The ATF announced Wednesday that, in conjunction with Georgia law enforcement agencies, it had executed seven search warrants and 50 arrest warrants as part of a three-year investigation for violations of state law involving the illegal possession, sale and distribution of contraband cigarettes.

“By working together as a cohesive unit, our law enforcement partners were able to identify and apprehend individuals participating in racketeering activity, which included defrauding the state and federal governments of revenue by evading cigarette and cigar excise taxes,” said Georgia State Attorney General Sam Olens. “These arrests send a strong message that if you do not play by the rules in Georgia, you will be prosecuted to the fullest extent of the law.”

As the second word in its name implies, the ATF has jurisdiction over contraband and counterfeit tobacco products.

During fiscal year 2010, the ATF recommended 219 defendants for prosecution and seized approximately $63.2 million in contraband tobacco and alcohol, according to its website.

Since 2003, ATF has initiated a total of 1,052 tobacco diversion investigations, with an average of 131 investigations per year.
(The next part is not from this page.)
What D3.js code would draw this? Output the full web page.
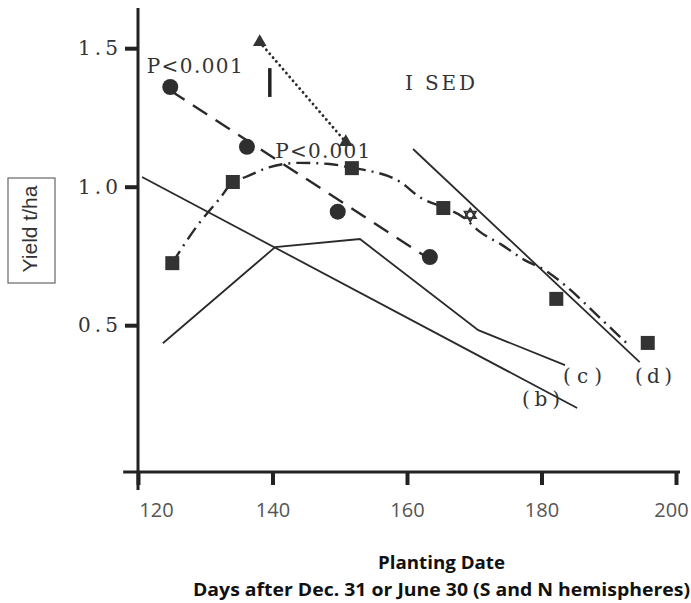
<!DOCTYPE html>
<html>
<head>
<meta charset="utf-8">
<script src="https://cdn.jsdelivr.net/npm/d3@7"></script>
<style>
  body { margin: 0; background: #fff; }
  .tw { font-family: 'DejaVu Serif', serif; fill: #333; }
</style>
</head>
<body>
<script>
// tick labels
const xTicks = [120, 140, 160, 180, 200]
const yTicks = [0.5, 1.0, 1.5]

// circles: observed yields and their fitted line
const circleDays = [124.8, 136.2, 149.7, 163.4]
const circleYield = [1.36, 1.144, 0.91, 0.746]
const circleFitDays = [124.8, 163.4]
const circleFitYield = [1.347, 0.738]

const squareDays = [125.1, 134.1, 151.8, 165.4, 182.2, 195.8]
const squareYield = [0.724, 1.017, 1.067, 0.923, 0.595, 0.436]
const squareCurveDays = [125.1, 128.9, 132.2, 134.1, 136.0, 139.6, 144.0, 148.5, 151.8, 153.8, 159.0, 161.9, 165.4, 168.3, 170.9, 174.1, 177.5, 180.5, 183.8, 188.7, 192.9]
const squareCurveYield = [0.725, 0.862, 0.959, 1.017, 1.035, 1.071, 1.086, 1.082, 1.068, 1.060, 1.017, 0.962, 0.925, 0.891, 0.836, 0.790, 0.735, 0.699, 0.638, 0.526, 0.430]

// triangles
const triangleDays = [138.1, 150.9]
const triangleYield = [1.522, 1.161]

// open star
const starDays = [169.4]
const starYield = [0.898]

// solid lines (b), (c), (d)
const lineBDays = [120.6, 185.3]
const lineBYield = [1.035, 0.201]
const lineCDays = [123.7, 140.4, 153.0, 170.6, 183.5]
const lineCYield = [0.435, 0.782, 0.811, 0.482, 0.356]
const lineDDays = [160.9, 194.6]
const lineDYield = [1.136, 0.367]

// SED bar
const sedDay = 139.6
const sedCentre = 1.376
const sedValue = 0.104

const width = 691
const height = 603

const svg = d3.select('body').append('svg')
  .attr('width', width)
  .attr('height', height)

const x = d3.scaleLinear().domain([120, 200]).range([138, 676])
const y = d3.scaleLinear().domain([0.5, 1.5]).range([325.2, 48.2])

const zip = (a, b) => a.map((d, i) => [d, b[i]])
const line = d3.line().x(d => x(d[0])).y(d => y(d[1]))

// 坐标轴
const xAxisAt = -0.03
const yAxisAt = 120
const xAxisExtent = [117.8, 200.6]
const yAxisExtent = [-0.095, 1.645]

svg.append('line')
  .attr('x1', x(xAxisExtent[0])).attr('x2', x(xAxisExtent[1]))
  .attr('y1', y(xAxisAt)).attr('y2', y(xAxisAt))
  .attr('stroke', '#222').attr('stroke-width', 3)

svg.append('line')
  .attr('x1', x(yAxisAt)).attr('x2', x(yAxisAt))
  .attr('y1', y(yAxisExtent[1])).attr('y2', y(yAxisExtent[0]))
  .attr('stroke', '#222').attr('stroke-width', 3)

const gx = svg.append('g')
  .attr('transform', `translate(0, ${y(xAxisAt)})`)
  .call(d3.axisBottom(x).tickValues(xTicks).tickSize(13).tickPadding(18))
gx.select('.domain').remove()
gx.selectAll('.tick line').attr('stroke', '#222').attr('stroke-width', 4)
gx.selectAll('.tick text')
  .attr('font-family', "'Open Sans', sans-serif")
  .attr('font-size', 20)
  .attr('fill', '#555')
  .attr('dx', d => d === 120 ? 18 : (d === 200 ? -5 : 0))

const gy = svg.append('g')
  .attr('transform', `translate(${x(yAxisAt)}, 0)`)
  .call(d3.axisLeft(y).tickValues(yTicks).tickSize(13).tickPadding(7).tickFormat(d3.format('.1f')))
gy.select('.domain').remove()
gy.selectAll('.tick line').attr('stroke', '#222').attr('stroke-width', 4)
gy.selectAll('.tick text')
  .attr('class', 'tw')
  .attr('font-size', 20)
  .attr('fill', '#444')
  .attr('textLength', 40)
  .attr('lengthAdjust', 'spacing')

// 实线 (b) (c) (d)
;[zip(lineBDays, lineBYield), zip(lineCDays, lineCYield), zip(lineDDays, lineDYield)].forEach(pts => {
  svg.append('path')
    .attr('d', line(pts))
    .attr('fill', 'none')
    .attr('stroke', '#2a2a2a')
    .attr('stroke-width', 1.8)
})

// 圆点的拟合直线（虚线）
svg.append('path')
  .attr('d', line(zip(circleFitDays, circleFitYield)))
  .attr('fill', 'none')
  .attr('stroke', '#2a2a2a')
  .attr('stroke-width', 2.4)
  .attr('stroke-dasharray', '17,10')

// 方块的拟合曲线（点划线）
svg.append('path')
  .attr('d', line.curve(d3.curveMonotoneX)(zip(squareCurveDays, squareCurveYield)))
  .attr('fill', 'none')
  .attr('stroke', '#2a2a2a')
  .attr('stroke-width', 2.4)
  .attr('stroke-dasharray', '14,6,2,6')
line.curve(d3.curveLinear)

// 三角形之间的点线
svg.append('path')
  .attr('d', line(zip(triangleDays, triangleYield)))
  .attr('fill', 'none')
  .attr('stroke', '#2a2a2a')
  .attr('stroke-width', 2.8)
  .attr('stroke-linecap', 'round')
  .attr('stroke-dasharray', '0.1,5')

// SED
svg.append('line')
  .attr('x1', x(sedDay)).attr('x2', x(sedDay))
  .attr('y1', y(sedCentre - sedValue / 2)).attr('y2', y(sedCentre + sedValue / 2))
  .attr('stroke', '#222').attr('stroke-width', 3.5)

// 标记
svg.selectAll('circle.obs')
  .data(zip(circleDays, circleYield))
  .join('circle')
  .attr('class', 'obs')
  .attr('cx', d => x(d[0])).attr('cy', d => y(d[1]))
  .attr('r', 8)
  .attr('fill', '#2e2e2e')

svg.selectAll('rect.obs')
  .data(zip(squareDays, squareYield))
  .join('rect')
  .attr('class', 'obs')
  .attr('x', d => x(d[0]) - 7).attr('y', d => y(d[1]) - 7)
  .attr('width', 14).attr('height', 14)
  .attr('fill', '#333')

svg.selectAll('path.tri')
  .data(zip(triangleDays, triangleYield))
  .join('path')
  .attr('class', 'tri')
  .attr('d', d3.symbol(d3.symbolTriangle, 80))
  .attr('transform', d => `translate(${x(d[0])}, ${y(d[1])})`)
  .attr('fill', '#333')

const starGroup = svg.selectAll('g.star')
  .data(zip(starDays, starYield))
  .join('g')
  .attr('class', 'star')
  .attr('transform', d => `translate(${x(d[0])}, ${y(d[1])})`)
starGroup.append('path')
  .attr('d', d3.symbol(d3.symbolTriangle, 55))
  .attr('fill', '#fff').attr('stroke', '#333').attr('stroke-width', 1.8)
starGroup.append('path')
  .attr('d', d3.symbol(d3.symbolTriangle, 55))
  .attr('transform', 'rotate(180)')
  .attr('fill', 'none').attr('stroke', '#333').attr('stroke-width', 1.8)

// 文字注释
const notes = [
  { text: 'P<0.001', day: 121.3, yield: 1.41, size: 20, len: 96 },
  { text: 'P<0.001', day: 140.4, yield: 1.104, size: 20, len: 95 },
  { text: 'I SED', day: 159.7, yield: 1.349, size: 20, len: 70 },
  { text: '(b)', day: 177.1, yield: 0.208, size: 20, len: 38 },
  { text: '(c)', day: 183.2, yield: 0.291, size: 20, len: 39 },
  { text: '(d)', day: 193.9, yield: 0.291, size: 20, len: 37 }
]
svg.selectAll('text.note')
  .data(notes)
  .join('text')
  .attr('class', 'note tw')
  .attr('x', d => x(d.day))
  .attr('y', d => y(d.yield))
  .attr('font-size', d => d.size)
  .attr('textLength', d => d.len)
  .attr('lengthAdjust', 'spacing')
  .text(d => d.text)

// 纵轴标题（带框）
svg.append('rect')
  .attr('x', 8).attr('y', 178)
  .attr('width', 47).attr('height', 105)
  .attr('fill', 'none')
  .attr('stroke', '#666')
  .attr('stroke-width', 1.2)

svg.append('text')
  .attr('transform', 'translate(37, 229) rotate(-90)')
  .attr('text-anchor', 'middle')
  .attr('font-family', "'Liberation Sans', Arial, sans-serif")
  .attr('font-size', 21)
  .attr('fill', '#333')
  .text('Yield t/ha')

// 横轴标题
svg.append('text')
  .attr('x', 441.5).attr('y', 569)
  .attr('text-anchor', 'middle')
  .attr('font-family', "'Open Sans', sans-serif")
  .attr('font-weight', 700)
  .attr('font-size', 17)
  .attr('fill', '#111')
  .attr('textLength', 127)
  .attr('lengthAdjust', 'spacingAndGlyphs')
  .text('Planting Date')

svg.append('text')
  .attr('x', 441.5).attr('y', 596)
  .attr('text-anchor', 'middle')
  .attr('font-family', "'Open Sans', sans-serif")
  .attr('font-weight', 700)
  .attr('font-size', 17)
  .attr('fill', '#111')
  .attr('textLength', 497)
  .attr('lengthAdjust', 'spacingAndGlyphs')
  .text('Days after Dec. 31 or June 30 (S and N hemispheres)')
</script>
</body>
</html>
Meanwhile, between 2009 and 2010, the ATF facilitated the sale of at least 2,000 guns, knowing most would be smuggled into Mexico. The object of the operation was to track the guns as part of a sting operation. (RELATED: GOP reps directly press Obama on Fast and Furious)

The guns have since been linked to 179 crime scenes in Mexico as of June.

One such gun was used to shoot at a Mexican military helicopter, forcing it to land. Two AK-47s recovered by Mexican police were used by cartel members in the high-profile kidnapping of an attorney.

Two other guns allowed across the border were linked to the death of U.S. Border Patrol agent Brian Terry.

Only 600 of the 2,000 guns allowed to be walked over the border have been recovered by officials.

Luckily, the cartels were not getting their hands on something truly dangerous, like cartons of tax-free cigarettes.